O que aconteceu com as pessoas que alugavam DVDs em locadoras? Não deixaram de ver filmes, apenas passaram a assistir a eles por meio de outros serviços.
Suspeito que, assim como os filmes, as notícias não deixarão de ser consumidas; a questão é saber de que forma.
Não é segredo que o jornalismo profissional enfrenta desafios trazidos por novas tecnologias. Na raiz da crise da indústria está o ambiente criado pelas grandes plataformas digitais. Jornais e revistas perderam o monopólio da distribuição da notícia, dos anúncios e da atenção do leitor diante de tecnologias mais eficazes.
O antigo modelo de financiamento dos jornais, calcado na publicidade, evaporou. No novo modelo de negócios, as assinaturas ganharam centralidade, embora, à exceção de poucos veículos, como o americano The New York Times, sejam insuficientes para pagar as contas.
Quem mais estaria disposto a pagar por notícia? Bem, o Google.
Em junho, a plataforma anunciou que passaria a remunerar o jornalismo profissional. Mais especificamente US$ 1 bilhão em três anos para licenciar notícias produzidas por jornais e revistas de várias partes do mundo.

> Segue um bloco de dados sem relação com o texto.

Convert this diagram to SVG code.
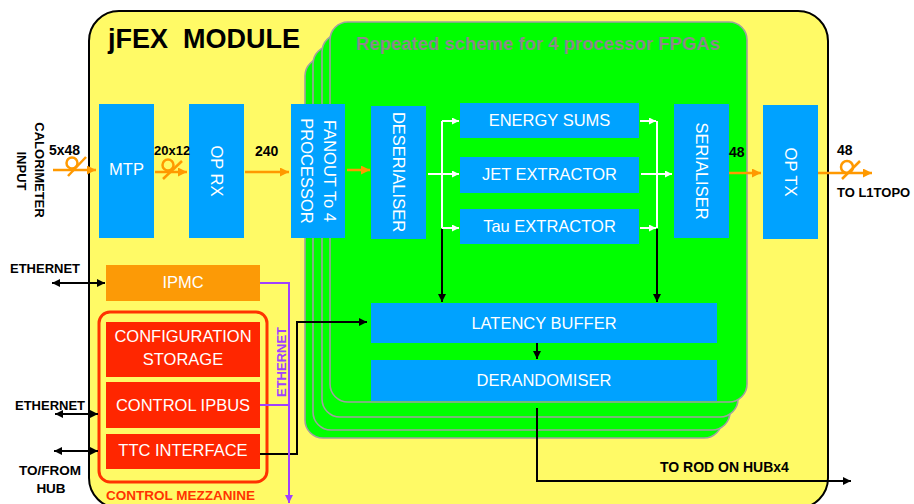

No início do mês, a experiência passou a valer no Brasil e na Alemanha. Os primeiros veículos a fechar o acordo foram o jornal Estado de Minas e A Gazeta, do Espírito Santo, entre mais de 20 publicações, entre as quais a Folha, o portal UOL, o jornal O Estado de S. Paulo, as revistas Veja e Piauí, além de Band, Jovem Pan e outros veículos regionais.
A ideia do Google News Showcase, ou Destaques, em português, é devolver aos jornais e revistas a tarefa de escolher e apresentar o conteúdo noticioso numa espécie de menu degustação (reunido em um aplicativo de celular).
Seria um movimento de revalorização do discernimento dos editores no lugar dos algoritmos que regem a distribuição de conteúdo. Sob esse desenho, o Google paga para que um punhado de notícias se mantenha livre do paywall.
É como se uma plataforma de streaming gigante remunerasse pequenas Blockbusters para que reempacotassem seus filmes em formatos mais atraentes.
Há quem diga que, com iniciativas como essa, as plataformas digitais estão dando com uma mão—informação de qualidade— algo que tiram com a outra, ao não coibir enfaticamente a desinformação e os discursos de ódio.
Além disso, estariam se adiantando ao regulador, que buscaria arbitrar um poder desproporcional dessas plataformas de atrair recursos que antes ajudavam a manter o jornalismo profissional.
Na quinta (8), a Justiça francesa decidiu que o Google deve negociar com as empresas de comunicação o uso do conteúdo que produzem. O objetivo é encontrar uma fórmula permanente e sustentável (portanto, diferente da proposta do Google, que fala em contrato temporário para um conteúdo específico) para remunerar editores e agências de notícias.
No Brasil, entidades do setor pressionam o Congresso a incluir na lei de combate a fake news um dispositivo que obrigue as plataformas a pagar pelo conteúdo jornalístico.
Resta saber se a proposta resolve o problema dos jornais ou o das grandes empresas de tecnologia.
Em 2019, a receita da Alphabet, a controladora do Google, superou US$ 161 bilhões. Assim, em troca de uma pequena fração de sua receita, o Google driblaria o regulador e ainda ganharia um discurso poderoso de que está apoiando a democracia e defendendo a liberdade de expressão.
Mas essa não é uma história de vilões e mocinhos. Para os jornais e revistas envolvidos, os acordos com a empresa (individuais e sigilosos) estariam entre os licenciamentos de conteúdo mais vantajosos já feitos. Além disso, a visibilidade de conteúdo pode ser um bom negócio, sobretudo para os jornais regionais, ajudando a atrair mais assinantes.
Há questões não respondidas. Os jornais vão deixar de cobrir as plataformas digitais como deveriam? O Google pode estar, na verdade, criando um concorrente? O acesso a notícias de vários veículos pode funcionar como um desestímulo ao assinante?
Toda essa discussão não exime o jornalismo de responsabilidades. Não há salvador da pátria. É preciso se reinventar, investindo em tecnologia, provando ser relevante e estar conectado com um público que também se transforma.
No fim das contas, a saúde financeira de veículos de comunicação interessa também porque é esperado deles que prestem um serviço em nome do interesse público. Voltando ao paralelo com os filmes, o desafio aqui é não só fazer que a notícia continue sendo entregue em outro formato, mas garantir que ela não deixe de ser entregue.